牧師Marre「教育の第一義的な目的は健全な自尊心を育むことだが、これが育まれていないことは戦後教育の影響だということは一目瞭然。日本人はどこから来たのか、何者なのかの教育がそもそもない。アイデンティティがないというのが当たり前の教育というのは、世界のどこにもない。何のために居るのかとか、日本人は何なのかということが、歴史も含めて全部神話で片付いてしまう。これはもう、戦後70年、全力をあげた、日本の良さを破壊する教育の結果ですよね。」

Marreという人のことはよく知らないが、そういう見方もあるのだと言うことは分かる。多くの知識人が指摘するGHQが仕組んだWGIPや3S、焚書、公職追放、日教組設立などの賜物?!だと言っているのかもしれない。この説、考え方に納得できるかどうかは、どれだけ日本の歴史を知っている(理解している)かによって意見は分かれる。焚書された書物を読めば、その答えがあるのかもしれない。

ただひとつ、諸外国の人たちとの付き合いから、私が言えるのは、「日本人にはアイデンティティがないというのではなく、それを意識する必要がなかった」ということではないか?

少なくとも、海外生活経験後、私が強く意識するようになったのは、"ID"であるとよく話した。IはIdentity、DはDignityである。日本人としてのIdentity(自分は何者なのか、なぜ存在するのか)とDignity(尊厳、誇り、矜恃、自尊心)を意識させられた、意識せざるを得なくなったと言った方が正確かも知れない。
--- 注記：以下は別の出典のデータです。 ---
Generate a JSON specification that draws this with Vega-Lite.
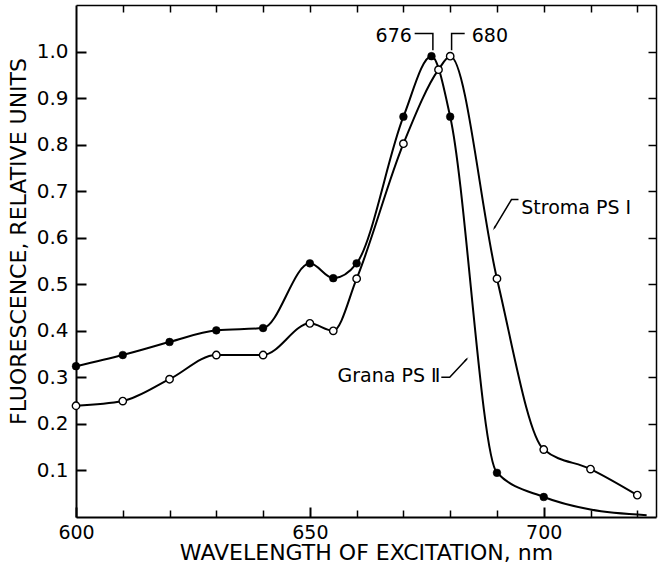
{
  "$schema": "https://vega.github.io/schema/vega-lite/v6.json",
  "width": 580,
  "height": 512,
  "autosize": "none",
  "padding": {"left": 76, "top": 5, "right": 2, "bottom": 54},
  "background": "white",
  "view": {"stroke": null},
  "data": {"values": [
    {"kind": "curve", "series": "Grana PS II", "wl": 600, "f": 0.324, "m": true},
    {"kind": "curve", "series": "Grana PS II", "wl": 610, "f": 0.348, "m": true},
    {"kind": "curve", "series": "Grana PS II", "wl": 620, "f": 0.376, "m": true},
    {"kind": "curve", "series": "Grana PS II", "wl": 630, "f": 0.401, "m": true},
    {"kind": "curve", "series": "Grana PS II", "wl": 640, "f": 0.406, "m": true},
    {"kind": "curve", "series": "Grana PS II", "wl": 650, "f": 0.545, "m": true},
    {"kind": "curve", "series": "Grana PS II", "wl": 655, "f": 0.513, "m": true},
    {"kind": "curve", "series": "Grana PS II", "wl": 660, "f": 0.545, "m": true},
    {"kind": "curve", "series": "Grana PS II", "wl": 670, "f": 0.860, "m": true},
    {"kind": "curve", "series": "Grana PS II", "wl": 676, "f": 0.990, "m": true},
    {"kind": "curve", "series": "Grana PS II", "wl": 680, "f": 0.860, "m": true},
    {"kind": "curve", "series": "Grana PS II", "wl": 690, "f": 0.095, "m": true},
    {"kind": "curve", "series": "Grana PS II", "wl": 700, "f": 0.043, "m": true},
    {"kind": "curve", "series": "Grana PS II", "wl": 710, "f": 0.016, "m": false},
    {"kind": "curve", "series": "Grana PS II", "wl": 722, "f": 0.004, "m": false},
    {"kind": "curve", "series": "Stroma PS I", "wl": 600, "f": 0.239, "m": true},
    {"kind": "curve", "series": "Stroma PS I", "wl": 610, "f": 0.249, "m": true},
    {"kind": "curve", "series": "Stroma PS I", "wl": 620, "f": 0.296, "m": true},
    {"kind": "curve", "series": "Stroma PS I", "wl": 630, "f": 0.348, "m": true},
    {"kind": "curve", "series": "Stroma PS I", "wl": 640, "f": 0.348, "m": true},
    {"kind": "curve", "series": "Stroma PS I", "wl": 650, "f": 0.416, "m": true},
    {"kind": "curve", "series": "Stroma PS I", "wl": 655, "f": 0.400, "m": true},
    {"kind": "curve", "series": "Stroma PS I", "wl": 660, "f": 0.512, "m": true},
    {"kind": "curve", "series": "Stroma PS I", "wl": 670, "f": 0.802, "m": true},
    {"kind": "curve", "series": "Stroma PS I", "wl": 677.5, "f": 0.961, "m": true},
    {"kind": "curve", "series": "Stroma PS I", "wl": 680, "f": 0.990, "m": true},
    {"kind": "curve", "series": "Stroma PS I", "wl": 690, "f": 0.512, "m": true},
    {"kind": "curve", "series": "Stroma PS I", "wl": 700, "f": 0.145, "m": true},
    {"kind": "curve", "series": "Stroma PS I", "wl": 710, "f": 0.103, "m": true},
    {"kind": "curve", "series": "Stroma PS I", "wl": 720, "f": 0.047, "m": true},
    {"kind": "leader", "series": "b676", "o": 1, "wl": 672.4, "f": 1.039},
    {"kind": "leader", "series": "b676", "o": 2, "wl": 676.3, "f": 1.039},
    {"kind": "leader", "series": "b676", "o": 3, "wl": 676.3, "f": 1.003},
    {"kind": "leader", "series": "b680", "o": 1, "wl": 680.3, "f": 1.003},
    {"kind": "leader", "series": "b680", "o": 2, "wl": 680.3, "f": 1.039},
    {"kind": "leader", "series": "b680", "o": 3, "wl": 683.1, "f": 1.039},
    {"kind": "leader", "series": "stroma", "o": 1, "wl": 694.6, "f": 0.682},
    {"kind": "leader", "series": "stroma", "o": 2, "wl": 693.1, "f": 0.682},
    {"kind": "leader", "series": "stroma", "o": 3, "wl": 689.4, "f": 0.620},
    {"kind": "leader", "series": "grana", "o": 1, "wl": 678.1, "f": 0.300},
    {"kind": "leader", "series": "grana", "o": 2, "wl": 679.9, "f": 0.300},
    {"kind": "leader", "series": "grana", "o": 3, "wl": 683.6, "f": 0.340},
    {"kind": "arrow", "wl": 689.5, "f": 0.622, "ang": 211},
    {"kind": "arrow", "wl": 683.4, "f": 0.338, "ang": 43},
    {"kind": "labelR", "wl": 671.8, "f": 1.034, "t": "676"},
    {"kind": "labelR", "wl": 677.9, "f": 0.302, "t": "Grana PS Ⅱ"},
    {"kind": "labelL", "wl": 684.6, "f": 1.034, "t": "680"},
    {"kind": "labelL", "wl": 695.2, "f": 0.663, "t": "Stroma PS Ⅰ"}
  ]},
  "layer": [
    {
      "transform": [{"filter": "datum.kind == 'curve'"}],
      "mark": {"type": "line", "interpolate": "monotone", "color": "black", "strokeWidth": 2},
      "encoding": {
        "detail": {"field": "series"},
        "x": {"field": "wl", "type": "quantitative", "scale": {"domain": [600, 724], "nice": false, "zero": false},
          "axis": {"orient": "bottom", "values": [600, 650, 700], "offset": -10, "tickSize": 10, "tickColor": "#000000", "tickWidth": 2,
            "domainOpacity": 0, "gridOpacity": 0,
            "labelFontSize": 19, "labelPadding": 6, "labelFlush": false, "labelColor": "#000000", "labelFont": "DejaVu Sans",
            "title": "WAVELENGTH OF EXCITATION, nm", "titleFontSize": 22, "titleFont": "DejaVu Sans", "titleFontWeight": "normal", "titleColor": "#000000",
            "titleY": 52, "titleBaseline": "alphabetic"}},
        "y": {"field": "f", "type": "quantitative", "scale": {"domain": [0, 1.1], "nice": false, "zero": false},
          "axis": {"orient": "left", "values": [0.1, 0.2, 0.3, 0.4, 0.5, 0.6, 0.7, 0.8, 0.9, 1.0], "format": ".1f",
            "offset": -10, "tickSize": 10, "tickColor": "#000000", "tickWidth": 2, "domainOpacity": 0, "gridOpacity": 0,
            "labelFontSize": 20, "labelPadding": 8, "labelFlush": false, "labelColor": "#000000", "labelFont": "DejaVu Sans",
            "title": "FLUORESCENCE, RELATIVE UNITS", "titleFontSize": 22, "titleFont": "DejaVu Sans", "titleFontWeight": "normal", "titleColor": "#000000",
            "titleX": -61, "titleY": 236, "titleBaseline": "alphabetic"}}
      }
    },
    {
      "transform": [{"filter": "datum.kind == 'curve' && datum.series == 'Stroma PS I' && datum.m"}],
      "mark": {"type": "point", "shape": "circle", "filled": true, "fill": "white", "stroke": "black", "strokeWidth": 1.4, "size": 55, "opacity": 1},
      "encoding": {
        "x": {"field": "wl", "type": "quantitative",
          "axis": {"orient": "bottom", "values": [610, 620, 630, 640, 660, 670, 680, 690, 710, 720], "offset": -7, "tickSize": 7,
            "tickColor": "#000000", "tickWidth": 1.5, "domainOpacity": 0, "gridOpacity": 0, "labels": false, "title": null}},
        "y": {"field": "f", "type": "quantitative",
          "axis": {"orient": "right", "values": [0.1, 0.2, 0.3, 0.4, 0.5, 0.6, 0.7, 0.8, 0.9, 1.0], "offset": -8, "tickSize": 8,
            "tickColor": "#000000", "tickWidth": 1.5, "domainOpacity": 0, "gridOpacity": 0, "labels": false, "title": null}}
      }
    },
    {
      "transform": [{"filter": "datum.kind == 'curve' && datum.series == 'Grana PS II' && datum.m"}],
      "mark": {"type": "point", "shape": "circle", "filled": true, "fill": "black", "stroke": "black", "strokeWidth": 0.5, "size": 60, "opacity": 1},
      "encoding": {
        "x": {"field": "wl", "type": "quantitative",
          "axis": {"orient": "top", "values": [610, 620, 630, 640, 650, 660, 670, 680, 690, 700, 710, 720], "offset": -7, "tickSize": 7,
            "tickColor": "#000000", "tickWidth": 1.5, "domainOpacity": 0, "gridOpacity": 0, "labels": false, "title": null}},
        "y": {"field": "f", "type": "quantitative",
          "axis": {"orient": "left", "ticks": false, "labels": false, "title": null, "gridOpacity": 0, "domainColor": "#000000", "domainWidth": 2}}
      }
    },
    {
      "transform": [{"filter": "datum.kind == 'leader'"}],
      "mark": {"type": "line", "color": "black", "strokeWidth": 1.5},
      "encoding": {
        "detail": {"field": "series"},
        "order": {"field": "o"},
        "x": {"field": "wl", "type": "quantitative",
          "axis": {"orient": "bottom", "ticks": false, "labels": false, "title": null, "gridOpacity": 0, "domainColor": "#000000", "domainWidth": 2}},
        "y": {"field": "f", "type": "quantitative",
          "axis": {"orient": "right", "ticks": false, "labels": false, "title": null, "gridOpacity": 0, "domainColor": "#000000", "domainWidth": 1.5}}
      }
    },
    {
      "transform": [{"filter": "datum.kind == 'arrow'"}],
      "mark": {"type": "point", "shape": "wedge", "filled": true, "color": "black", "size": 40, "opacity": 1},
      "encoding": {
        "angle": {"field": "ang", "type": "quantitative", "scale": null},
        "x": {"field": "wl", "type": "quantitative",
          "axis": {"orient": "top", "ticks": false, "labels": false, "title": null, "gridOpacity": 0, "domainColor": "#000000", "domainWidth": 1.5}},
        "y": {"field": "f", "type": "quantitative", "axis": null}
      }
    },
    {
      "transform": [{"filter": "datum.kind == 'labelR'"}],
      "mark": {"type": "text", "align": "right", "baseline": "middle", "fontSize": 19, "font": "DejaVu Sans", "color": "black"},
      "encoding": {
        "text": {"field": "t"},
        "x": {"field": "wl", "type": "quantitative", "axis": null},
        "y": {"field": "f", "type": "quantitative", "axis": null}
      }
    },
    {
      "transform": [{"filter": "datum.kind == 'labelL'"}],
      "mark": {"type": "text", "align": "left", "baseline": "middle", "fontSize": 19, "font": "DejaVu Sans", "color": "black"},
      "encoding": {
        "text": {"field": "t"},
        "x": {"field": "wl", "type": "quantitative", "axis": null},
        "y": {"field": "f", "type": "quantitative", "axis": null}
      }
    }
  ],
  "resolve": {"axis": {"x": "independent", "y": "independent"}}
}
外国人との交友や仕事をする中でOJTのような形で自然と学んだ。

IDの濃淡、強弱は、各人の出自(生まれ育ち、経歴、交友関係、教養など)に依存する。民族、人種によって違うというと差別だと非難されるかもしれないが、WASPとか一神教の国民とか遊牧民族系の人とかの方が、私より強いIDを持っていると思う。

仕事面でいえば、対外交渉で、押せば引く人と押せば押し返してくる人がいる。前者は日本人に多いと思う。後者はIDの濃い人、強い人である。昔のいろんなビジネス交渉を思い出しながら書いている。

押せば引くだけでは交渉にならない。議論にもならない。日本人というと誤解を招くので「私は」と限定して言うと、無用の軋轢を避けたい、嫌われたくない、といった感情が先立つことがある。この時点でIDが弱く薄まる。交渉で不利な立場になる。押されたら押し返さないといけない。押し返す気力の源泉が強いID(意識下)である。時にはbluff(はったり、虚勢、こけおどし、恫喝)も必要である。

日本人は、いや私はbluffは苦手だった。よく言えば相手に失礼だ、謙遜・謙譲・寛容の美徳を重んじる姿勢だが、交渉ごとでは、相手によっては全く通じないことを思い知る。机を挟んで対峙し、机上では和やかに机の下では足で蹴飛ばし合う、それが交渉だという教えもある。まぁそれは相手次第で王道はない。人間対人間の話し合いで対立点があるわけだからぶつかり合うのは前提で、それは互いのIDの衝突だとも言える。

Marreさんの話から論点が随分と飛んでしまった。もっとも何かを論じようというとつもりもなく、思うことを書き連ねているから、論点はなく話が飛んでいく。

教育のことからWGIP、海外経験からIDの話、そして対外折衝の話となったが、この辺でやめよう。最後にひとつ付け加えると、「和を以て貴しと為す」の意味を「争いごとを避け、同意、同調すること」だと誤解していた。そうではなく、喧々諤々と徹底的に議論し一致点を見つけてみんなが納得することが尊いということである。

しっかりとしたIDを持った人ほど感情的にならずしっかりした議論(対話)ができる。たとえ激しい口調でやり合っても、仕事(交渉)が終わったら、結論が出ていない時でも、ケロッとして談笑する……そんな清々しい体験をすると、楽しく幸せな気分になる。